### DATASET ENTRIES:
□ □ □ □
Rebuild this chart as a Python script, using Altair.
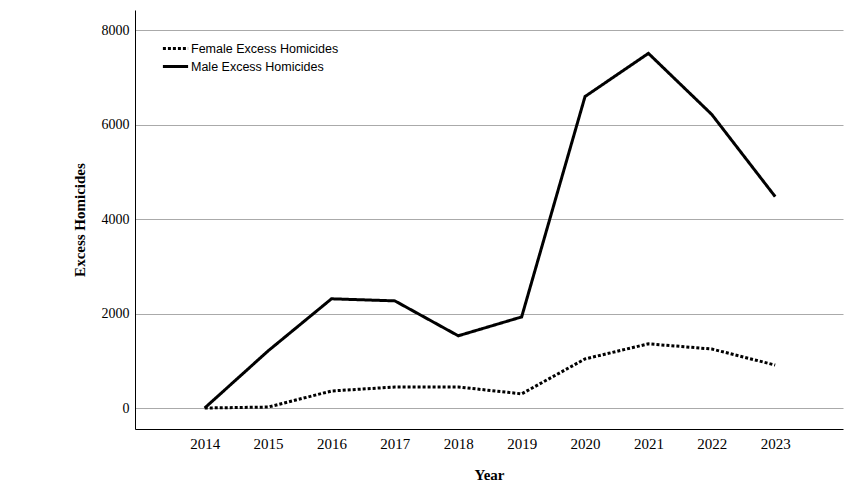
□ □ □ □
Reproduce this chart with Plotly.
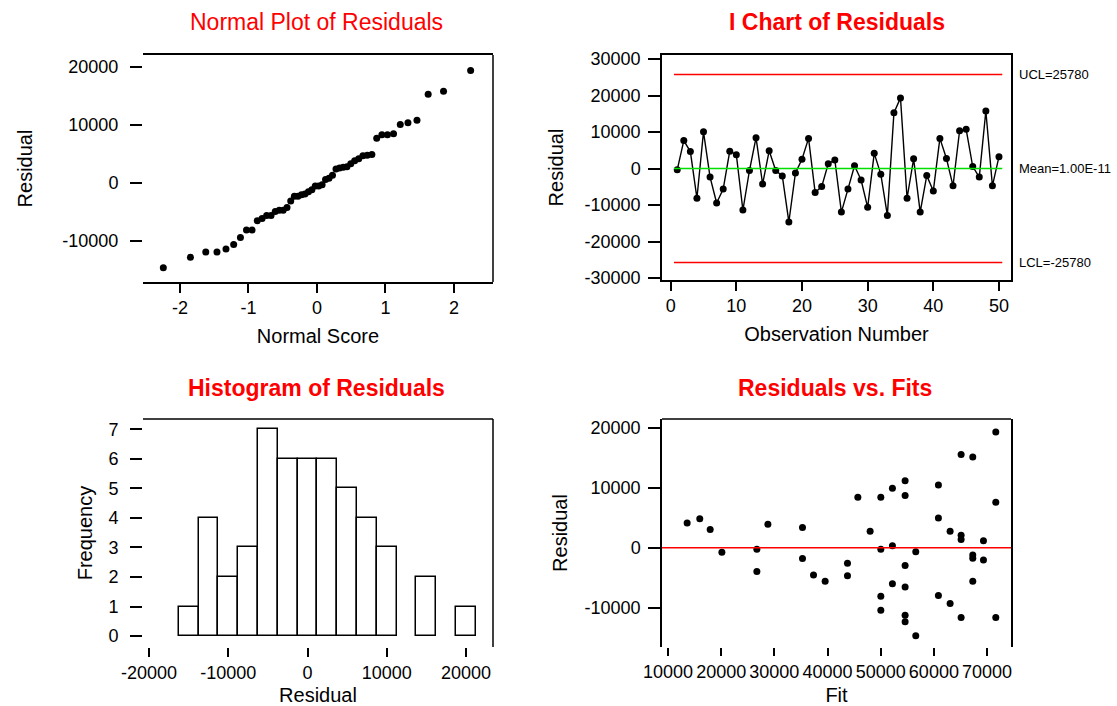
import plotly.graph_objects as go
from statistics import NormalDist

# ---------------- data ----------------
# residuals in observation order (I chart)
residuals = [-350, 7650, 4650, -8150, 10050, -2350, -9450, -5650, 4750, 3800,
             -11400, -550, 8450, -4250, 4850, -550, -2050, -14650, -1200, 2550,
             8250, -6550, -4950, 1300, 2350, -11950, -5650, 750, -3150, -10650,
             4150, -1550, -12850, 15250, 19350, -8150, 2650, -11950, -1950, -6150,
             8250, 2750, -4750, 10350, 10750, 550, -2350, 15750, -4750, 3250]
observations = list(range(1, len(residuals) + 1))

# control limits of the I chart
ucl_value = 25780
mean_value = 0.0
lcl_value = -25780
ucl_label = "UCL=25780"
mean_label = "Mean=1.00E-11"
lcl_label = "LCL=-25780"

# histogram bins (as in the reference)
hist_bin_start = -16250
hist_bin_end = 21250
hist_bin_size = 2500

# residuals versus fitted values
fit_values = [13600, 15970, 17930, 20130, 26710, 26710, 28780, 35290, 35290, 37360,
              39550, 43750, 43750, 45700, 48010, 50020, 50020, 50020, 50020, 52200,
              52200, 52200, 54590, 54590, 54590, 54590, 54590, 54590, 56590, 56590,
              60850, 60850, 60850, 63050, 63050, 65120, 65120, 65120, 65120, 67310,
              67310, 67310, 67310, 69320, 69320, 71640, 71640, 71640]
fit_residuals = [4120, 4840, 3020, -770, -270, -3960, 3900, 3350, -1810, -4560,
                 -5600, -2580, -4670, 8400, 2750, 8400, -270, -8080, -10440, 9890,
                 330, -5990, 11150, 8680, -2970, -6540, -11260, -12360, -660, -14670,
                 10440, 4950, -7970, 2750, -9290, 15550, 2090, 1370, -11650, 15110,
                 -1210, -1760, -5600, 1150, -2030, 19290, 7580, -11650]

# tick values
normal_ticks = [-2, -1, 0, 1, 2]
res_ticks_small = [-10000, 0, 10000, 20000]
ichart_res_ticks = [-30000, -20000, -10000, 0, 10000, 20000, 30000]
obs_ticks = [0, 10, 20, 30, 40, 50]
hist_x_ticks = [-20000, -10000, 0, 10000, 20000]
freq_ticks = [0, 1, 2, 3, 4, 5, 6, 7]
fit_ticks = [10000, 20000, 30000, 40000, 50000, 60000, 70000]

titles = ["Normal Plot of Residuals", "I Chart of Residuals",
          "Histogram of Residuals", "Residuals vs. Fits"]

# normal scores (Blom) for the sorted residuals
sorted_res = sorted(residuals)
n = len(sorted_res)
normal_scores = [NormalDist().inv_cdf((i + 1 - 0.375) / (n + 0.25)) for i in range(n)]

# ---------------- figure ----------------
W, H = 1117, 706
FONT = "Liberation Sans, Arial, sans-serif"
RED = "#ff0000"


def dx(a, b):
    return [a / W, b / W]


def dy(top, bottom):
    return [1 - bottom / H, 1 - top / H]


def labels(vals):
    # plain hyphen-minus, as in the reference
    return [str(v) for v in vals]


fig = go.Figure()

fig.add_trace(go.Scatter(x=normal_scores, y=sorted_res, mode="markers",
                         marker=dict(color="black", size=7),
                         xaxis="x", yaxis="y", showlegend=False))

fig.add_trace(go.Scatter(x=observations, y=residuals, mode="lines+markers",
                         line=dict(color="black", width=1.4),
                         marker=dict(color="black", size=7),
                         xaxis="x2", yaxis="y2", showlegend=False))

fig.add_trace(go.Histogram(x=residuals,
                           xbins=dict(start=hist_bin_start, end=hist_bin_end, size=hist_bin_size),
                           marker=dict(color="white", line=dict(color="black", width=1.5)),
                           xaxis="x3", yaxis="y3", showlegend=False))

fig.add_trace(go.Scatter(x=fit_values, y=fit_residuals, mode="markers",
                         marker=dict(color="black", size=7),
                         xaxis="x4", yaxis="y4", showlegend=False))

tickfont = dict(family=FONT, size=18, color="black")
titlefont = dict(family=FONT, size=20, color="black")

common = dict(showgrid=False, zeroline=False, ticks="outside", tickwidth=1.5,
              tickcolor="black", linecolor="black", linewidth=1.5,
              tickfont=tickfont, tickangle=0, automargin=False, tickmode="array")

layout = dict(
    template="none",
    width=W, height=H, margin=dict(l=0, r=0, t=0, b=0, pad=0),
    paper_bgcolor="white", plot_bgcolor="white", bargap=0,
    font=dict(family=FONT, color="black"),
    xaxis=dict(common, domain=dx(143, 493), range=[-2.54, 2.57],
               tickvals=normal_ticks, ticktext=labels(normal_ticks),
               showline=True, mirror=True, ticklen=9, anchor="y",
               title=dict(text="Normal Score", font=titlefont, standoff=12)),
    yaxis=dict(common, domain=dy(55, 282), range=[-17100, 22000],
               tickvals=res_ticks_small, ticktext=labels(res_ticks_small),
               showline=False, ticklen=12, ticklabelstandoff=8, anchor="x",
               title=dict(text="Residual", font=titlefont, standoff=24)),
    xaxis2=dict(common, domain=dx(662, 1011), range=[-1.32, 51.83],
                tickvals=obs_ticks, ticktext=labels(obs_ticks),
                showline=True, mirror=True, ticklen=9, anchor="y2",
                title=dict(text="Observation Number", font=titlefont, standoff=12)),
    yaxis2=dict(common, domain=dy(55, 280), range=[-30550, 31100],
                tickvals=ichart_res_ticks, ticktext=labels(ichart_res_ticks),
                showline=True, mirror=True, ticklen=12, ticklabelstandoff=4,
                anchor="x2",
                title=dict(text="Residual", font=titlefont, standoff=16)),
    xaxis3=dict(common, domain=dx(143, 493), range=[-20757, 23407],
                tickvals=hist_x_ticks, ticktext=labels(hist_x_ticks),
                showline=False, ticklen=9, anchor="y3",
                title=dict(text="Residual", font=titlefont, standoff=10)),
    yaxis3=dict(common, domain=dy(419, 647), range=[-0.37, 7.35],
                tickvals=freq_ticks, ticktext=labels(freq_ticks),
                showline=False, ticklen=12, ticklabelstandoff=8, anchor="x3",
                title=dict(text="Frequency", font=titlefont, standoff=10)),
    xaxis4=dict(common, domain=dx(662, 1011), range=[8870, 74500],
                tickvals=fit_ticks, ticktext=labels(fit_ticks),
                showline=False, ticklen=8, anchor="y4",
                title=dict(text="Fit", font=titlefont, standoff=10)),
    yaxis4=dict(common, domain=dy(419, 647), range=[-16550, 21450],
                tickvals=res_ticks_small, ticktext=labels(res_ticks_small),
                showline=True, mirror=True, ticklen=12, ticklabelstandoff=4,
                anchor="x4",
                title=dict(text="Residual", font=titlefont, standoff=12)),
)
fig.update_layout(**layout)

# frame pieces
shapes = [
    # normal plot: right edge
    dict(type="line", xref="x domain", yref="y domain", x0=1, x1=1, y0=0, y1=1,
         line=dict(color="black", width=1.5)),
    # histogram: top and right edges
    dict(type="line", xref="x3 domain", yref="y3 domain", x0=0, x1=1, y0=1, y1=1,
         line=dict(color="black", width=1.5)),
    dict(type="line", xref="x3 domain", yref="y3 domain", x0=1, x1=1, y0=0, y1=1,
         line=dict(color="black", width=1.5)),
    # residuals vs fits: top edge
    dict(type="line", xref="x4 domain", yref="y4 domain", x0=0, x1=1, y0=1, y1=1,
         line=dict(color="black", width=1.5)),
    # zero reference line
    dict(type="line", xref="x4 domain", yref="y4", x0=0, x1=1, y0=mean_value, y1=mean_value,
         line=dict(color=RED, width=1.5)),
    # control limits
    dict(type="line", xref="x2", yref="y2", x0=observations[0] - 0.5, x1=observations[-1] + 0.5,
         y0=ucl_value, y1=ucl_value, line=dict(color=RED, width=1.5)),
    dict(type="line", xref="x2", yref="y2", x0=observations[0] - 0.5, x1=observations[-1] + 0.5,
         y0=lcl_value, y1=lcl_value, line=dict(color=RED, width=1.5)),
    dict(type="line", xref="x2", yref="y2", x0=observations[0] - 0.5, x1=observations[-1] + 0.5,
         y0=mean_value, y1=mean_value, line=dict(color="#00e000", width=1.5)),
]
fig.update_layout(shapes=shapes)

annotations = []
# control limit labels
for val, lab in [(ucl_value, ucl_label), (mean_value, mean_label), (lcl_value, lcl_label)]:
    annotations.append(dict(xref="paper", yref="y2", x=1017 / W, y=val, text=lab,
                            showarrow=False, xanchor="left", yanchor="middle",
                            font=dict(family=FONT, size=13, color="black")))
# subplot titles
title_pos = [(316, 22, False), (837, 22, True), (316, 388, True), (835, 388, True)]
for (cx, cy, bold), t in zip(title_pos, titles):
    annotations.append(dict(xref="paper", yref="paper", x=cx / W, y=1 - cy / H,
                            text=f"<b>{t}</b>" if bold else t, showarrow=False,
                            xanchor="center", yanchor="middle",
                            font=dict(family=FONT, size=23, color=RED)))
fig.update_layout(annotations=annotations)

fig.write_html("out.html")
□ □ □ □
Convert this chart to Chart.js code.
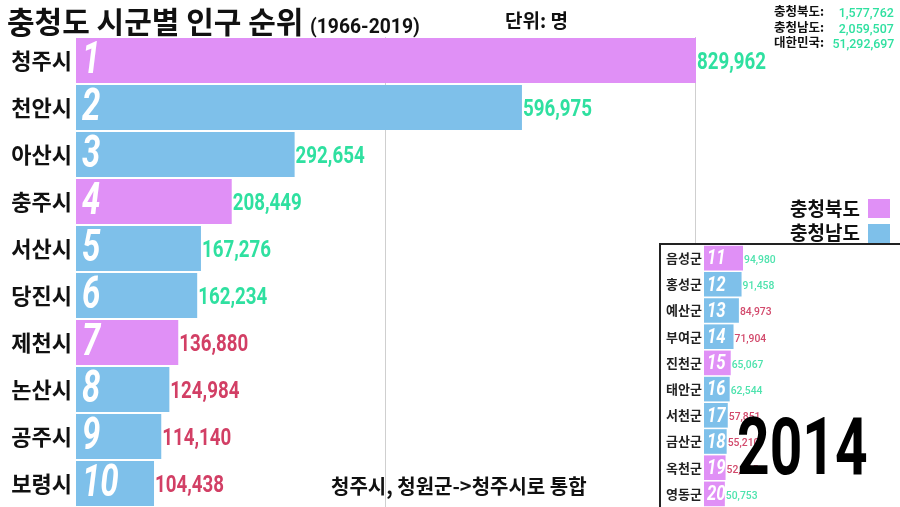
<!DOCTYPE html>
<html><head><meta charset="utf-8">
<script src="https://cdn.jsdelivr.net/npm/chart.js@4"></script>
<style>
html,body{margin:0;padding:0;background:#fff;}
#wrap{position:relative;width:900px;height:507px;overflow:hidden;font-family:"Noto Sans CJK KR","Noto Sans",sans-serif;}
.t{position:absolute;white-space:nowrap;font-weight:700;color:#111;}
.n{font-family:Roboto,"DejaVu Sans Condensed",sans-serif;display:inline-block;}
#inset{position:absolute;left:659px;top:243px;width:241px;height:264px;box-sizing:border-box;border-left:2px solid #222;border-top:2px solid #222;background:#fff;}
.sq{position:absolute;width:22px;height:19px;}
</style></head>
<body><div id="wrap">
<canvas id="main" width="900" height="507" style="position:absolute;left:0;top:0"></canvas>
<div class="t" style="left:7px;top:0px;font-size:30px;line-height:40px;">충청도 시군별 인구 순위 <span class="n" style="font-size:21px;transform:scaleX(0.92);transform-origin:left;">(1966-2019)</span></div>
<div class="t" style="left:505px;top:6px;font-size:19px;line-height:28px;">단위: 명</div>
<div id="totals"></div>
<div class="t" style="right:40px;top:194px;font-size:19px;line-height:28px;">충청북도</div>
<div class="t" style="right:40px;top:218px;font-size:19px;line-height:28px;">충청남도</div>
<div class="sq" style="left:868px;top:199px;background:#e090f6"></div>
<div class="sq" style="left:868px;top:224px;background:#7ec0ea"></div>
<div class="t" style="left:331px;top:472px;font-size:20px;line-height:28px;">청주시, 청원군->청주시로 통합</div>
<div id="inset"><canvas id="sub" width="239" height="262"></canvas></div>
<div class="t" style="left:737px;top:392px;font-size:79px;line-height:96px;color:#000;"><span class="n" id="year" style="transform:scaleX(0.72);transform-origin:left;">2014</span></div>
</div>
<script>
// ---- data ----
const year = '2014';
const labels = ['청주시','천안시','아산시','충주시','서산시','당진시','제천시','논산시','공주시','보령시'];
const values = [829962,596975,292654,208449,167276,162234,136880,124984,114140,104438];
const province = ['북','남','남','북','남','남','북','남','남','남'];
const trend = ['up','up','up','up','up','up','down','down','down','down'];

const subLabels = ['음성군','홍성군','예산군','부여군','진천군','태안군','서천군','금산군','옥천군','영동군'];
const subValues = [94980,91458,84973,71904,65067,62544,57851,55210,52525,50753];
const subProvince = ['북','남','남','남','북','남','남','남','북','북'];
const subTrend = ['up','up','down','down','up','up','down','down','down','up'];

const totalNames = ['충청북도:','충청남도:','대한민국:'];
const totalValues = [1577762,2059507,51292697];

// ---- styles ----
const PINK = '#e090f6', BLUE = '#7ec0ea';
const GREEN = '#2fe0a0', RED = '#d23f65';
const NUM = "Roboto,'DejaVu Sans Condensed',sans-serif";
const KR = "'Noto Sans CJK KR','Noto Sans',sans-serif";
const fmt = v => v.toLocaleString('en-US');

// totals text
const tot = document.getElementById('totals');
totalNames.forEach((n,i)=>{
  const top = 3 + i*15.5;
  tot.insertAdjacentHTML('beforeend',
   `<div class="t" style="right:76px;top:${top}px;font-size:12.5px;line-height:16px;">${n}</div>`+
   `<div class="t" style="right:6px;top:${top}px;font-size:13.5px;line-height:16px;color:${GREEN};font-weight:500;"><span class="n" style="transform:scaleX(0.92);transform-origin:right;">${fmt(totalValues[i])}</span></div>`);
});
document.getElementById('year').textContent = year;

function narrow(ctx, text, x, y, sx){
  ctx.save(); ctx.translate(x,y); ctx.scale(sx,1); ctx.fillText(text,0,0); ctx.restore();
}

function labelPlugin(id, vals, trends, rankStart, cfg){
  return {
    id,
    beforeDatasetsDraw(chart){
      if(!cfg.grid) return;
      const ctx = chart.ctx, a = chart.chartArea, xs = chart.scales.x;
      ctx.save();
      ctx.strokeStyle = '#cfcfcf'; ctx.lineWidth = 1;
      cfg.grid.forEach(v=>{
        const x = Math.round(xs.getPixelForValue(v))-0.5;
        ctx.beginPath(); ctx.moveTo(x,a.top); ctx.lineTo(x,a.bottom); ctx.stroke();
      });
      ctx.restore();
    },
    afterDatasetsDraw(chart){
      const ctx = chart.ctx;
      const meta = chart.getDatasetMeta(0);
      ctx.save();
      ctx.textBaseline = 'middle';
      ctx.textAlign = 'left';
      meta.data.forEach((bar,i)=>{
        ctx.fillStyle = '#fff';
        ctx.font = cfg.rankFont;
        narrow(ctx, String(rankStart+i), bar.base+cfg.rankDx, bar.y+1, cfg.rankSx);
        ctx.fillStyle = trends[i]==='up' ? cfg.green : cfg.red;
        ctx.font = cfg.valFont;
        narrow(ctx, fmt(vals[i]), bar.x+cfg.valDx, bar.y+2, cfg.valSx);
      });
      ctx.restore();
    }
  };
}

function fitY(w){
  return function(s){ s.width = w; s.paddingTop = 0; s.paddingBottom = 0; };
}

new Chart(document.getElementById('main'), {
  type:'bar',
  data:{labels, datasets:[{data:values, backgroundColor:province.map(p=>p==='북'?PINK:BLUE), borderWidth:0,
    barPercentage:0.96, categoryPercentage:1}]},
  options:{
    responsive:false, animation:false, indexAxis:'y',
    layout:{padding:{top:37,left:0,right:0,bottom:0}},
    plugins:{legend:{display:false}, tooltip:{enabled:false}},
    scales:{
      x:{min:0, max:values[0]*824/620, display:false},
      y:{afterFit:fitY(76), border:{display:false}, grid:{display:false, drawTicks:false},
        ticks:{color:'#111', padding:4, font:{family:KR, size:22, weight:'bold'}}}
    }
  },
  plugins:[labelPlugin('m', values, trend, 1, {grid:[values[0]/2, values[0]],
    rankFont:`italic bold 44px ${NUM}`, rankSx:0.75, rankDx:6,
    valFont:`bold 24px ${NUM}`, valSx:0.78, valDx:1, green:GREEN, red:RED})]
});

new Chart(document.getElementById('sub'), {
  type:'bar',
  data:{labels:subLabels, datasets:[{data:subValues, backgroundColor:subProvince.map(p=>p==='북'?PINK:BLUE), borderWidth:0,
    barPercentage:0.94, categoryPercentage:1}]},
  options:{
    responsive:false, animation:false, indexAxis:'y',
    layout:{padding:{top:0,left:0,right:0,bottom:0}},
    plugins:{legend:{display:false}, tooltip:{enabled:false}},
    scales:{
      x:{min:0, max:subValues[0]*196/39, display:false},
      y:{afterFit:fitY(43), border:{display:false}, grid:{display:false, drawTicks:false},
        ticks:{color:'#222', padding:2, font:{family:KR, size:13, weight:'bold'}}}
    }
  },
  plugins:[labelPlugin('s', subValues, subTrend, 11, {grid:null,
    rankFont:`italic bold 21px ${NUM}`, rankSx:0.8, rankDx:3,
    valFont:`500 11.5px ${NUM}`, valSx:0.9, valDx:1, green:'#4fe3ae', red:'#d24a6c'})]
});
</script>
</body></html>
□ □ □ □
### SHORT PROBLEM:
Gather every line from the listing above in which the word "script" appears.

### SOLUTION TO THE PROBLEM:
Rebuild this chart as a Python script, using Altair.
<script src="https://cdn.jsdelivr.net/npm/chart.js@4"></script>
<script>
</script>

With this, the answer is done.